Risk Sentiment Softens as Tech Slides and Geopolitical Uncertainty Weighs on Markets

By Michael BrownSenior Research Strategist at Pepperstone

DIGEST – Sentiment was softer yesterday as participants continued to pay close attention to incoming geopolitical news flow, and as the tech sector faced headwinds once more. Today, a light docket awaits to conclude the week.

WHERE WE STAND – Well, I guess it was a case of ‘commentator’s curse’ on my part yesterday.

Having, on Thursday morning, noted that Nvidia’s earnings seemed to be a positive enough catalyst to put a floor under risk assets, and restore confidence in the tech/AI story, the price action yesterday suggests I was wide of the mark! Tech stocks dived on Wall Street, with the Nasdaq taking a beating, and with Nvidia stock itself falling as much as 5% on the day.

I would flag, here, that those declines not only see NVDA remain well within the range that we’ve traded in since last summer, but also that the move simply took the NQ back to where we were on Wednesday – hardly ‘end of days’ type stuff! Still, the lack of follow-through on the post-earnings upside will probably concern those who look at proceedings through a short-term lens, even in an environment where the longer-run fundamental bull case remains a robust one, in my mind.

Further denting risk appetite were geopolitical developments, as the latest round of US-Iran talks in Geneva acted as a catalyst to trim down risk across the board. While there was plenty of headline noise surrounding those talks, the nub of the matter is that, at least per Omani mediators, ‘significant progress’ was made, with a further round of technical-level talks set to take place next week. Clearly, we can’t completely rule out the prospect of imminent military action, but the chances of that do at least seem to have been reduced.

Given the noise on that front, it was perhaps unsurprising to see crude benchmarks go on a bit of a rollercoaster ride throughout the day, only to end up basically unchanged compared to where proceedings begun. Here, I’d reiterate that geopolitically-driven rallies in crude typically don’t prove to be especially durable, though would also flag that I’d have absolutely no desire whatsoever to be short crude over the weekend, given how febrile the situation remains.

As for markets elsewhere, it wasn’t only the equity complex where risk aversion made itself known. Treasuries saw gains across the curve, with the benchmark 10-year yield briefly falling as low as 4.01%, printing its lowest level since late-November last year.
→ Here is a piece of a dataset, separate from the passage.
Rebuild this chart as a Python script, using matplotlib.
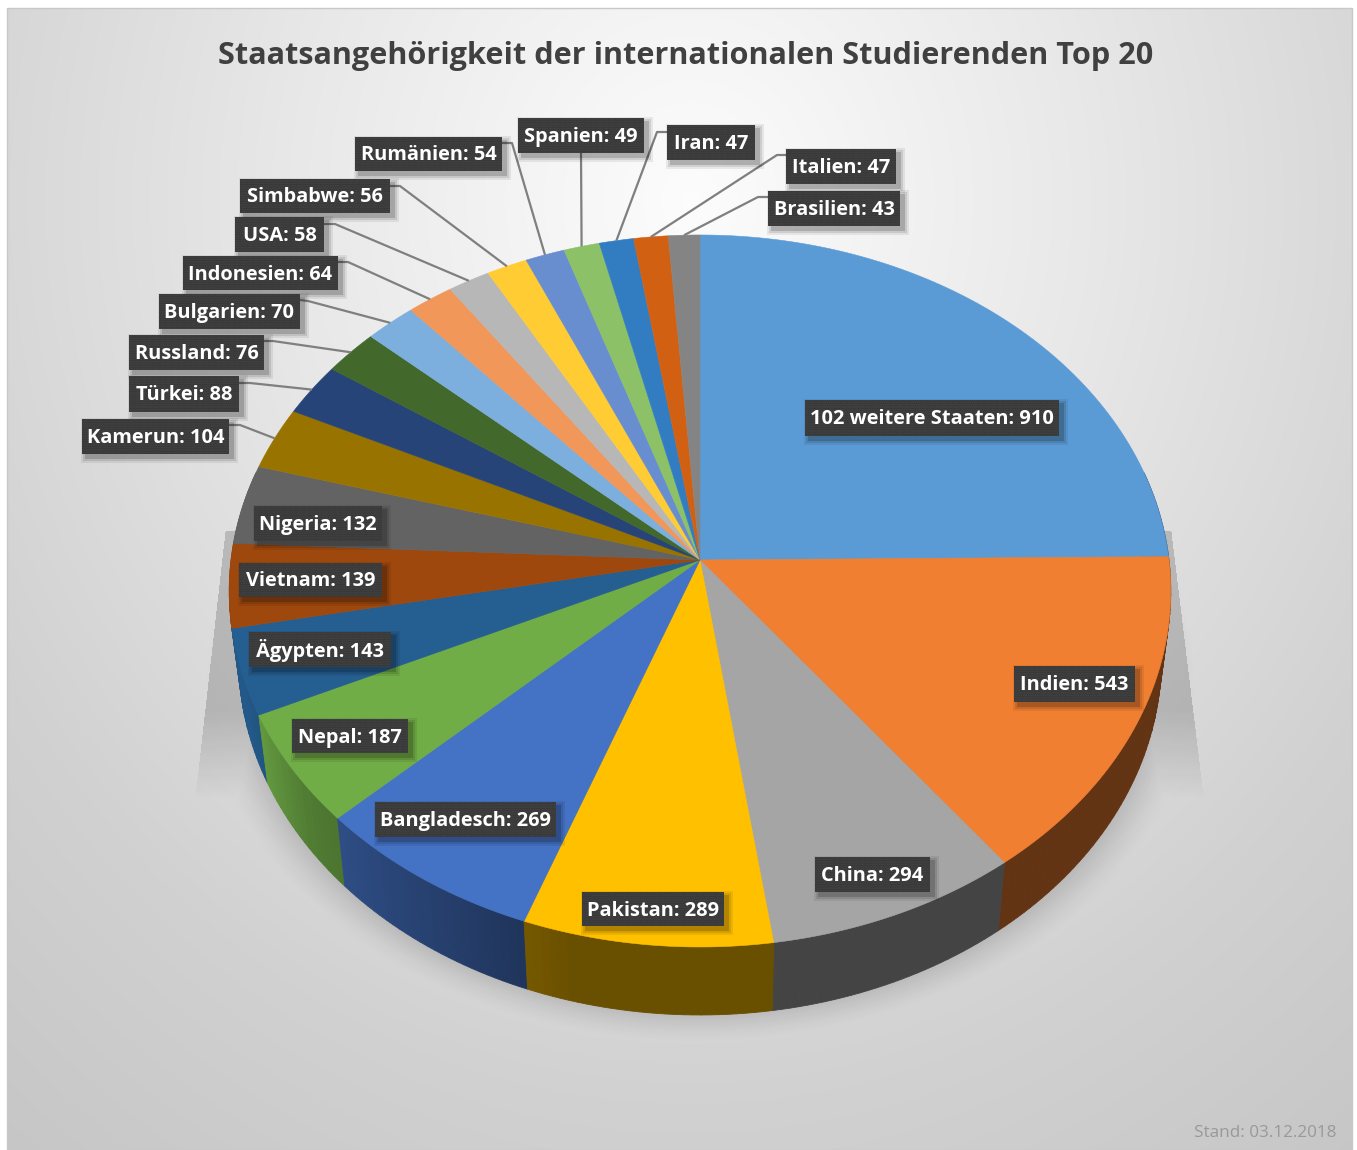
from matplotlib import pyplot as plt
from matplotlib.patches import Polygon, Rectangle
import numpy as np

names = ["102 weitere Staaten", "Indien", "China", "Pakistan", "Bangladesch", "Nepal", "Ägypten",
         "Vietnam", "Nigeria", "Kamerun", "Türkei", "Russland", "Bulgarien", "Indonesien", "USA",
         "Simbabwe", "Rumänien", "Spanien", "Iran", "Italien", "Brasilien"]
values = [910, 543, 294, 289, 269, 187, 143, 139, 132, 104, 88, 76, 70, 64, 58, 56, 54, 49, 47, 47, 43]
colors = ["#5B9BD5", "#F07F32", "#A5A5A5", "#FFC000", "#4472C4", "#70AD47", "#255E91", "#9E480E",
          "#636363", "#997300", "#264478", "#43682B", "#7CAFDD", "#F1975A", "#B7B7B7", "#FFCD33",
          "#698ED0", "#8CC168", "#327DC2", "#D26012", "#848484"]

# label boxes in pixels: left, right, top, bottom
boxes = [(805, 1059, 400, 436), (1014, 1135, 666, 702), (815, 930, 857, 892), (582, 724, 892, 926),
         (375, 556, 802, 837), (292, 408, 719, 753), (249, 391, 632, 667), (239, 382, 563, 597),
         (254, 382, 506, 541), (82, 229, 419, 454), (129, 239, 376, 412), (129, 264, 335, 370),
         (159, 300, 294, 329), (183, 338, 256, 290), (235, 324, 217, 252), (240, 390, 179, 213),
         (355, 502, 137, 171), (518, 644, 118, 153), (667, 755, 125, 160), (786, 896, 149, 184),
         (768, 900, 191, 226)]
# leader start points, None for labels sitting on their slice
leaders = [None, None, None, None, None, None, None, None, None,
           [(229, 425), (240, 425)], [(239, 383), (250, 383)], [(264, 341), (273, 341)],
           [(300, 300), (308, 301)], [(338, 262), (348, 262)], [(324, 224), (335, 224)],
           [(390, 186), (400, 186)], [(502, 143), (512, 143)], [(581, 153)],
           [(667, 132), (657, 132)], [(786, 155), (777, 155)], [(768, 197), (758, 197)]]

W, H = 1357, 1150
cx, cy = 700, 560
rx, ry, k = 469, 353.3, 0.087
depth, shrink = 68, 0.98


def project(t):
    a = 2 * np.pi * np.asarray(t)
    u, v = np.sin(a), -np.cos(a)
    return cx + rx * u / (1 - k * v), cy + ry * v / (1 - k * v)


def darker(color, f):
    r, g, b = plt.matplotlib.colors.to_rgb(color)
    return (r * f, g * f, b * f)


def side_light(t):
    # left part of the rim is lit, the front and right are dark
    u = np.sin(2 * np.pi * t)
    return np.interp(-u, [0.25, 0.6, 0.8, 0.95], [0.41, 0.6, 0.72, 0.95])


fig = plt.figure(figsize=(W / 100, H / 100), dpi=100)
ax = fig.add_axes([0, 0, 1, 1])
ax.set_xlim(0, W)
ax.set_ylim(H, 0)
ax.axis("off")

# background gradient
yy, xx = np.mgrid[0:H, 0:W]
d = np.sqrt(((xx - 690) / 800.0) ** 2 + ((yy - 200) / 900.0) ** 2)
grey = np.interp(d, [0, 0.5, 1.0, 1.5], [0.99, 0.91, 0.82, 0.76])
x0, x1, y0, y1 = 7, 1352, 8, 1150
bg = np.dstack([grey, grey, grey])
bg[(xx < x0) | (xx > x1) | (yy < y0) | (yy > y1)] = 1
ax.imshow(bg, extent=(0, W, H, 0), aspect="auto", zorder=0, interpolation="bilinear")
ax.add_patch(Rectangle((x0, y0), x1 - x0, y1 - y0, fill=False, edgecolor="#c8c8c8", linewidth=1, zorder=1))

# soft shadow behind the pie
r = np.sqrt(((xx - 700) / 500.0) ** 2 + ((yy - 680) / 365.0) ** 2)
soft = np.clip((1 - r) / 0.17, 0, 1)
soft = soft * soft * (3 - 2 * soft)
left_edge = 224 - (yy - 540) * 26 / 230.0
right_edge = 1172 + (yy - 540) * 28 / 230.0
strip = ((xx > left_edge) & (xx < right_edge) & (yy > 530)) * np.clip((800 - yy) / 90.0, 0, 1)
alpha = np.maximum(soft * 0.24, strip * 0.17)
alpha[(yy > 1040) | (yy < 530)] = 0
shadow = np.zeros((H, W, 4))
shadow[..., 3] = alpha
ax.imshow(shadow, extent=(0, W, H, 0), aspect="auto", zorder=2, interpolation="bilinear")

fractions = np.cumsum([0] + values) / float(sum(values))

# rim of the pie, cut in thin strips for the shading, front strips on top
for i in range(len(values)):
    start, end = fractions[i], fractions[i + 1]
    n = max(2, int((end - start) * 360))
    ts = np.linspace(start, end, n + 1)
    px, py = project(ts)
    qx = cx + (px - cx) * shrink
    qy = py + depth
    for j in range(n):
        if np.cos(2 * np.pi * ts[j]) > 0.25 and np.cos(2 * np.pi * ts[j + 1]) > 0.25:
            continue
        mid = (ts[j] + ts[j + 1]) / 2
        c = darker(colors[i], side_light(mid))
        ax.add_patch(Polygon([(px[j], py[j]), (px[j + 1], py[j + 1]), (qx[j + 1], qy[j + 1]), (qx[j], qy[j])],
                             facecolor=c, edgecolor=c, linewidth=0.6, zorder=3.5 - 0.4 * np.cos(2 * np.pi * mid)))

# top face
for i in range(len(values)):
    ts = np.linspace(fractions[i], fractions[i + 1], 80)
    px, py = project(ts)
    pts = [(cx, cy)] + list(zip(px, py))
    ax.add_patch(Polygon(pts, facecolor=colors[i], edgecolor=colors[i], linewidth=0.4, zorder=4))

# leader lines
for i in range(len(values)):
    if leaders[i] is None:
        continue
    ex, ey = project((fractions[i] + fractions[i + 1]) / 2)
    pts = leaders[i] + [(float(ex), float(ey))]
    ax.plot([p[0] for p in pts], [p[1] for p in pts], color="#7f7f7f", linewidth=1.6, zorder=5,
            solid_capstyle="butt")

# data labels
for i in range(len(values)):
    l, rgt, t, b = boxes[i]
    for grow, a in [(5, 0.07), (3, 0.10), (1, 0.16)]:
        ax.add_patch(Rectangle((l + 4 - grow, t + 4 - grow), rgt - l + 2 * grow, b - t + 2 * grow,
                               facecolor="black", alpha=a, edgecolor="none", zorder=6))
    ax.add_patch(Rectangle((l, t), rgt - l, b - t, facecolor="#363636", edgecolor="#464646",
                           hatch=".......", linewidth=0, zorder=7))
    ax.text((l + rgt) / 2, (t + b) / 2 + 1.5, names[i] + ": " + str(values[i]), color="white", fontsize=14.4,
            fontweight="bold", family="Open Sans", ha="center", va="center", zorder=8)

ax.text(686, 56, "Staatsangehörigkeit der internationalen Studierenden Top 20", color="#404040",
        fontsize=22.1, fontweight="bold", family="Open Sans", ha="center", va="center", zorder=8)
ax.text(1336, 1133, "Stand: 03.12.2018", color="#999999", fontsize=12.3, family="Open Sans",
        ha="right", va="center", zorder=8)

fig.savefig("out.png", dpi=100)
That said, we do remain, just about, within the longer-run range here, so I’ll repeat that I’d like someone to wake me up if, or when, we trade under 4.00% on a closing basis, as that would give UST bulls some degree of control in the near-term.

Interestingly, though, we didn’t see much by way of haven demand in the metals complex, with gold holding beneath the $5,200/oz handle once again, nor in the FX space, where conditions proved very moribund indeed. Though I continue to lean in favour of renewed losses at the long-end of the UST curve, I have very little faith in the idea that FX vol will materially pick-up any time soon. Selling strangles is still probably the best idea on that front, especially in the G10 space.

LOOK AHEAD – A pretty light docket ahead, with little on it that’s likely to be overly market-moving.

From the US, this afternoon bring January’s PPI report, which is far too stale to matter for the FOMC by this point, but will at least help to shape expectations for the PCE report due in mid-March. The latest Chicago PMI figures are also due, though are also unlikely to ‘move the needle’ especially much. Elsewhere, Q4 Canadian GDP should point to the economy having stagnated in the last three months of 2025, while German CPI figures will act as a prelude for the ‘flash’ eurozone data released next week.

Besides that, BoE Chief Economist Pill is scheduled to make remarks at lunchtime, and participants are likely to remain attuned to geopolitical developments, as well as the potential for gapping risk over the weekend pending any escalation in Middle East tensions.